To support the interaction with such sensor-enhanced devices we have developed several components on top of the communicator, including:
· The Device manager, is a complex sensing module which instantiates the device drivers for one or more cushions and runs the interpretation engine for each of the sensors. This module updates the variables in the communicator based on the values interpreted from the cushion’s sensors, and receives the variables transferring them into the sensors’ commands, such as activating the cushion’s light or vibrator to communicate with the user.
· The Context manager updates the current status of users and devices present in the environment. For example it tracks the spatial and interaction relation between cushions and users, based on RFID tags and change of sensor data.

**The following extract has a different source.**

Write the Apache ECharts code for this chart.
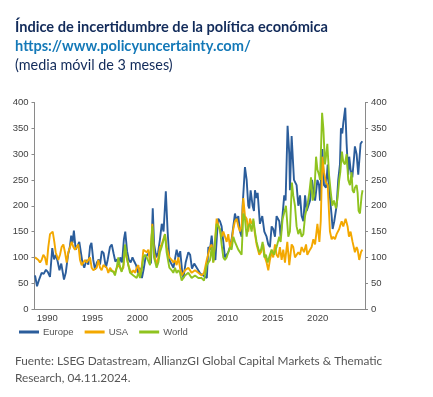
<!DOCTYPE html>
<html style="height: 100%" lang="es">
<head>
    <meta charset="utf-8">
    <script type="text/javascript" src="https://cdn.jsdelivr.net/npm/echarts@6/dist/echarts.min.js"></script>
</head>
<body style="height: 100%; margin: 0; background: #fff">
<div id="container" style="width: 433px; height: 397px"></div>
<script type="text/javascript">
    // series: [decimal year, index value], 3-month moving average
    var europe = [
        [1988.64, 65], [1988.86, 44], [1989.05, 55], [1989.37, 70], [1989.6, 68], [1989.85, 76],
        [1990.05, 72], [1990.3, 62], [1990.55, 118], [1990.75, 96], [1990.95, 105], [1991.15, 92],
        [1991.35, 75], [1991.55, 88], [1991.85, 57], [1992.05, 70], [1992.3, 105], [1992.5, 120],
        [1992.65, 142], [1992.8, 128], [1992.95, 152], [1993.15, 115], [1993.35, 112], [1993.55, 130],
        [1993.7, 128], [1993.9, 90], [1994.1, 80], [1994.35, 95], [1994.55, 86], [1994.75, 122],
        [1994.9, 128], [1995.1, 95], [1995.3, 76], [1995.5, 90], [1995.7, 96], [1995.85, 86],
        [1996.05, 112], [1996.25, 108], [1996.5, 80], [1996.7, 95], [1996.95, 120], [1997.15, 125],
        [1997.35, 108], [1997.55, 92], [1997.75, 96], [1997.95, 86], [1998.1, 100], [1998.3, 90],
        [1998.5, 135], [1998.65, 150], [1998.85, 112], [1999.05, 95], [1999.25, 90], [1999.45, 100],
        [1999.65, 92], [1999.85, 85], [2000.05, 70], [2000.25, 80], [2000.5, 60], [2000.7, 78],
        [2000.9, 100], [2001.1, 105], [2001.3, 110], [2001.5, 88], [2001.7, 195], [2001.85, 125],
        [2002.1, 100], [2002.3, 110], [2002.5, 135], [2002.7, 165], [2002.9, 150], [2003.15, 228],
        [2003.35, 150], [2003.55, 95], [2003.75, 88], [2004.0, 80], [2004.2, 78], [2004.35, 115],
        [2004.55, 100], [2004.75, 112], [2004.95, 75], [2005.1, 60], [2005.35, 90], [2005.65, 110],
        [2005.85, 105], [2006.05, 78], [2006.3, 88], [2006.5, 85], [2006.75, 75], [2007.0, 68],
        [2007.3, 65], [2007.5, 62], [2007.7, 60], [2007.87, 120], [2008.05, 115], [2008.24, 142],
        [2008.45, 100], [2008.65, 95], [2008.85, 150], [2008.97, 175], [2009.16, 170], [2009.34, 160],
        [2009.53, 130], [2009.71, 100], [2010.08, 110], [2010.27, 120], [2010.45, 135], [2010.64, 160],
        [2010.82, 185], [2011.01, 170], [2011.19, 180], [2011.38, 150], [2011.56, 140], [2011.67, 200],
        [2011.93, 275], [2012.12, 250], [2012.3, 200], [2012.41, 195], [2012.56, 230], [2012.78, 200],
        [2012.93, 190], [2013.04, 230], [2013.22, 215], [2013.34, 225], [2013.59, 165], [2013.85, 180],
        [2014.08, 150], [2014.33, 140], [2014.52, 125], [2014.7, 120], [2014.89, 160], [2015.07, 155],
        [2015.26, 140], [2015.44, 180], [2015.74, 170], [2015.89, 140], [2016.29, 220], [2016.44, 210],
        [2016.66, 355], [2016.85, 300], [2016.92, 230], [2017.11, 335], [2017.37, 250], [2017.66, 240],
        [2017.85, 200], [2018.04, 220], [2018.22, 180], [2018.41, 170], [2018.6, 220], [2018.78, 190],
        [2019.15, 210], [2019.37, 250], [2019.52, 230], [2019.71, 210], [2019.97, 250], [2020.15, 240],
        [2020.26, 210], [2020.52, 310], [2020.7, 240], [2020.92, 235], [2021.11, 280], [2021.29, 230],
        [2021.55, 180], [2021.66, 155], [2021.84, 170], [2022.1, 200], [2022.28, 250], [2022.47, 280],
        [2022.58, 350], [2022.73, 340], [2022.84, 360], [2023.06, 390], [2023.21, 320], [2023.39, 260],
        [2023.5, 295], [2023.65, 270], [2023.84, 255], [2024.02, 290], [2024.13, 315], [2024.32, 300],
        [2024.5, 260], [2024.76, 320], [2024.95, 325]
    ];
    var usa = [
        [1988.64, 100], [1989.01, 95], [1989.19, 90], [1989.37, 95], [1989.56, 105], [1989.74, 100],
        [1989.93, 85], [1990.11, 120], [1990.3, 145], [1990.6, 150], [1990.78, 130], [1990.93, 110],
        [1991.22, 95], [1991.41, 105], [1991.59, 120], [1991.78, 125], [1991.96, 110], [1992.15, 90],
        [1992.33, 110], [1992.52, 120], [1992.7, 130], [1992.89, 120], [1993.07, 115], [1993.26, 120],
        [1993.44, 125], [1993.63, 95], [1993.81, 85], [1994.18, 95], [1994.37, 90], [1994.74, 100],
        [1994.92, 80], [1995.11, 75], [1995.48, 80], [1995.66, 95], [1995.85, 80], [1996.03, 75],
        [1996.22, 85], [1996.59, 80], [1996.77, 70], [1996.96, 80], [1997.14, 75], [1997.51, 70],
        [1997.7, 80], [1997.99, 85], [1998.25, 75], [1998.44, 80], [1998.62, 115], [1998.81, 100],
        [1998.99, 85], [1999.18, 75], [1999.36, 70], [1999.55, 75], [1999.73, 70], [1999.92, 80],
        [2000.1, 85], [2000.29, 65], [2000.47, 80], [2000.66, 115], [2001.03, 110], [2001.21, 115],
        [2001.4, 90], [2001.65, 165], [2001.84, 110], [2002.13, 85], [2002.32, 100], [2002.5, 120],
        [2002.69, 125], [2003.06, 145], [2003.24, 120], [2003.54, 100], [2003.8, 95], [2003.98, 90],
        [2004.17, 95], [2004.35, 85], [2004.54, 100], [2004.72, 80], [2004.91, 65], [2005.28, 75],
        [2005.65, 80], [2006.02, 70], [2006.39, 75], [2006.76, 70], [2007.13, 65], [2007.39, 70],
        [2007.69, 95], [2008.06, 120], [2008.24, 125], [2008.42, 90], [2008.79, 175], [2008.97, 175],
        [2009.34, 140], [2009.53, 150], [2009.9, 130], [2010.08, 145], [2010.27, 120], [2010.45, 130],
        [2010.64, 155], [2010.82, 170], [2011.01, 175], [2011.19, 160], [2011.38, 150], [2011.56, 160],
        [2011.75, 215], [2011.93, 180], [2012.12, 175], [2012.3, 150], [2012.49, 175], [2012.67, 165],
        [2012.86, 170], [2013.04, 145], [2013.22, 125], [2013.52, 105], [2013.71, 110], [2013.96, 125],
        [2014.15, 100], [2014.33, 90], [2014.52, 75], [2014.7, 95], [2014.89, 110], [2015.07, 100],
        [2015.26, 125], [2015.44, 105], [2015.63, 100], [2015.81, 120], [2016.0, 95], [2016.18, 115],
        [2016.37, 90], [2016.63, 130], [2016.85, 85], [2017.11, 125], [2017.29, 120], [2017.48, 100],
        [2017.66, 100], [2017.85, 110], [2018.04, 105], [2018.22, 120], [2018.48, 110], [2018.71, 125],
        [2018.85, 105], [2019.15, 115], [2019.33, 120], [2019.52, 135], [2019.71, 125], [2019.97, 165],
        [2020.19, 130], [2020.34, 170], [2020.52, 295], [2020.7, 265], [2020.92, 245], [2021.11, 240],
        [2021.36, 150], [2021.55, 135], [2021.73, 140], [2021.92, 135], [2022.1, 145], [2022.39, 155],
        [2022.47, 160], [2022.66, 170], [2022.84, 160], [2023.1, 175], [2023.21, 175], [2023.32, 160],
        [2023.47, 140], [2023.65, 150], [2023.76, 140], [2023.87, 130], [2024.13, 110], [2024.32, 120],
        [2024.43, 115], [2024.61, 95], [2024.8, 110], [2024.95, 115]
    ];
    var world = [
        [1996.96, 75], [1997.33, 72], [1997.51, 65], [1997.7, 80], [1997.88, 100], [1998.07, 80],
        [1998.25, 72], [1998.44, 85], [1998.62, 125], [1998.81, 100], [1998.99, 85], [1999.18, 70],
        [1999.36, 68], [1999.55, 65], [1999.73, 65], [1999.92, 60], [2000.1, 70], [2000.29, 60],
        [2000.47, 75], [2000.66, 100], [2000.84, 105], [2001.03, 100], [2001.4, 85], [2001.65, 160],
        [2001.84, 100], [2002.13, 80], [2002.32, 90], [2002.5, 110], [2002.69, 120], [2003.06, 145],
        [2003.24, 110], [2003.54, 80], [2003.8, 75], [2003.98, 70], [2004.17, 80], [2004.35, 70],
        [2004.54, 75], [2004.72, 70], [2004.91, 55], [2005.28, 65], [2005.65, 70], [2006.02, 60],
        [2006.39, 65], [2006.76, 60], [2007.13, 60], [2007.39, 55], [2007.69, 85], [2008.06, 95],
        [2008.24, 120], [2008.42, 90], [2008.79, 165], [2008.97, 165], [2009.16, 155], [2009.34, 125],
        [2009.53, 100], [2009.71, 95], [2009.9, 100], [2010.08, 110], [2010.27, 120], [2010.45, 115],
        [2010.64, 140], [2010.82, 130], [2011.01, 130], [2011.19, 115], [2011.38, 115], [2011.56, 105],
        [2011.75, 185], [2011.93, 175], [2012.12, 140], [2012.3, 160], [2012.49, 165], [2012.67, 150],
        [2012.86, 175], [2013.04, 150], [2013.22, 130], [2013.52, 110], [2013.71, 115], [2013.89, 130],
        [2014.08, 100], [2014.26, 105], [2014.45, 90], [2014.7, 105], [2014.89, 115], [2015.15, 105],
        [2015.44, 120], [2015.74, 140], [2015.89, 130], [2016.11, 175], [2016.26, 185], [2016.48, 200],
        [2016.74, 140], [2016.92, 150], [2017.14, 245], [2017.29, 220], [2017.48, 200], [2017.66, 160],
        [2017.85, 145], [2018.04, 155], [2018.22, 140], [2018.41, 145], [2018.6, 180], [2018.85, 200],
        [2019.07, 225], [2019.26, 255], [2019.44, 210], [2019.62, 220], [2019.82, 295], [2019.97, 270],
        [2020.15, 260], [2020.26, 250], [2020.49, 380], [2020.63, 350], [2020.81, 280], [2020.92, 295],
        [2021.07, 320], [2021.26, 260], [2021.43, 230], [2021.62, 200], [2021.81, 210], [2022.03, 195],
        [2022.21, 215], [2022.39, 250], [2022.51, 265], [2022.69, 305], [2022.84, 285], [2023.02, 280],
        [2023.21, 300], [2023.39, 250], [2023.58, 240], [2023.76, 265], [2023.87, 230], [2024.02, 225],
        [2024.13, 235], [2024.32, 240], [2024.43, 225], [2024.54, 190], [2024.69, 185], [2024.88, 220],
        [2024.98, 230]
    ];
    var yearLabels = [1990, 1995, 2000, 2005, 2010, 2015, 2020];
    var seriesNames = ['Europe', 'USA', 'World'];
    var seriesColors = ['#2b5d9b', '#f3a800', '#8fc31f'];

    var dom = document.getElementById("container");
    var myChart = echarts.init(dom, null, {renderer: 'canvas'});

    var yAxisBase = {
        type: 'value',
        min: 0,
        max: 400,
        interval: 50,
        splitLine: {show: false},
        axisLine: {show: true, lineStyle: {color: '#8a8a8a', width: 1}},
        axisTick: {show: true, length: 3, lineStyle: {color: '#8a8a8a'}},
        axisLabel: {color: '#404040', fontSize: 9.5, fontFamily: 'Liberation Sans', margin: 6}
    };

    var option = {
        animation: false,
        title: [
            {
                text: 'Índice de incertidumbre de la política económica',
                left: 10, top: 15,
                textStyle: {fontFamily: 'Lato', fontWeight: 'bold', fontSize: 14.6, color: '#122b5a'}
            },
            {
                text: 'https://www.policyuncertainty.com/',
                left: 10, top: 34,
                textStyle: {fontFamily: 'Lato', fontWeight: 'bold', fontSize: 14.6, color: '#1479b8'}
            },
            {
                text: '(media móvil de 3 meses)',
                left: 10, top: 53,
                textStyle: {fontFamily: 'Lato', fontWeight: 'normal', fontSize: 14.4, color: '#122b5a'}
            },
            {
                text: 'Fuente: LSEG Datastream, AllianzGI Global Capital Markets & Thematic\nResearch, 04.11.2024.',
                left: 10, top: 348,
                textStyle: {fontFamily: 'Lato', fontWeight: 'normal', fontSize: 11.8, lineHeight: 17, color: '#555555'}
            }
        ],
        legend: {
            left: 14, top: 322,
            icon: 'rect',
            itemWidth: 20, itemHeight: 3,
            itemGap: 11,
            textStyle: {fontFamily: 'Liberation Sans', fontSize: 9.5, color: '#555555', padding: [0, 0, 0, -1]},
            data: seriesNames
        },
        grid: {left: 34.5, right: 68, top: 102.5, bottom: 88, containLabel: false},
        xAxis: {
            type: 'value',
            min: 1988.58,
            max: 2025.25,
            splitLine: {show: false},
            axisLine: {show: true, onZero: false, lineStyle: {color: '#8a8a8a', width: 1}},
            axisTick: {show: false},
            axisLabel: {
                customValues: yearLabels,
                color: '#404040', fontSize: 9.5, fontFamily: 'Liberation Sans', margin: 4,
                formatter: function (v) { return String(Math.round(v)); }
            }
        },
        yAxis: [
            Object.assign({}, yAxisBase, {position: 'left'}),
            Object.assign({}, yAxisBase, {position: 'right'})
        ],
        series: [europe, usa, world].map(function (d, i) {
            return {
                name: seriesNames[i],
                type: 'line',
                data: d,
                showSymbol: false,
                symbol: 'none',
                color: seriesColors[i],
                lineStyle: {width: 1.9, color: seriesColors[i]}
            };
        })
    };

    myChart.setOption(option);
</script>
</body>
</html>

· The Adaptation engine collects information from the context and device managers to draw inferences on the current state changes of a user. Based on established thresholds it determines the appropriate adaptation method and provides the communicator with instructions about the source to be adapted and the means of adaptation.
Each of the managers generates data structures that might be potentially relevant for other system components. The basic configuration and the data flow is described in Figure 9. This basic configuration has been used in several settings, with additional modules. For example, in one of the settings we use data from these managers to control the dynamic of interactive video in the VeeJay system [23].
Basic configuration of components in content and environment adaptation based on biometric data.
The communicator provides the flexibility and easy reconfigurability to facilitate such a data exchange. It proved useful during the preparation phase of several workshops where we evaluate the usability of sensor-sets for a cushion in different environment settings. We apply the same fast development cycles in the preparation of the final installation, which needs to be set up by autumn of 2006.